I just read chandelle’s account of getting engaged in the LDS church. It illustrates pretty well what I was trying to say in my last ritual violence post:

it goes without saying that this destroyed my father. i’m an only child. my mother abandoned me when i was 2, so my dad had a lot invested in me. to that point, he’d never been anything but supportive about my desire to be a mormon. when i introduced him to jeremy, and then announced that we were getting married, he took it better than i would have expected. he welcomed jeremy into the family and congratulated us both. then we told him what “getting married” means to a couple of active, faithful, worthy mormons – namely, that he would be forbidden from seeing us be married.

it didn’t go over well.

the next morning, my stepmother called to inform me that my father had been drinking a great deal the night before. my father is a former alcoholic, so that was a pretty good indication of his mental state. they said that they would not be participating in the wedding plans at all, since they were not welcome to view the actual event themselves.

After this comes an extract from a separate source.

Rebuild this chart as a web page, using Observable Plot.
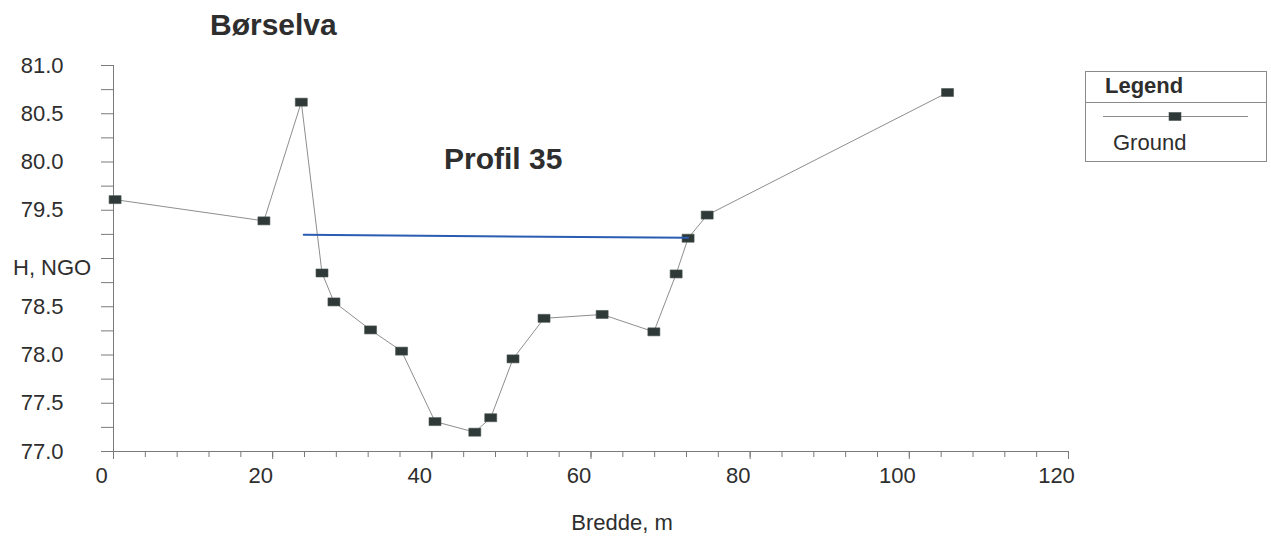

i was crushed, but buoyed by the sense of righteousness granted me because i was overcoming the “persecution” of my family to “live up to my church standards.” i had support all around from jeremy’s family and the ward i lived in, so much sympathy and admiration for destroying my family.

I really feel for the father. Not that I’m blaming anyone, least of all chandelle. I have enough blood on my hands in regard to excluding people from my wedding that I don’t need to add hypocrisy to my list of vices. It’s just a hard, unloving situation that we find ourselves in when we are trying to Do the Right Thing.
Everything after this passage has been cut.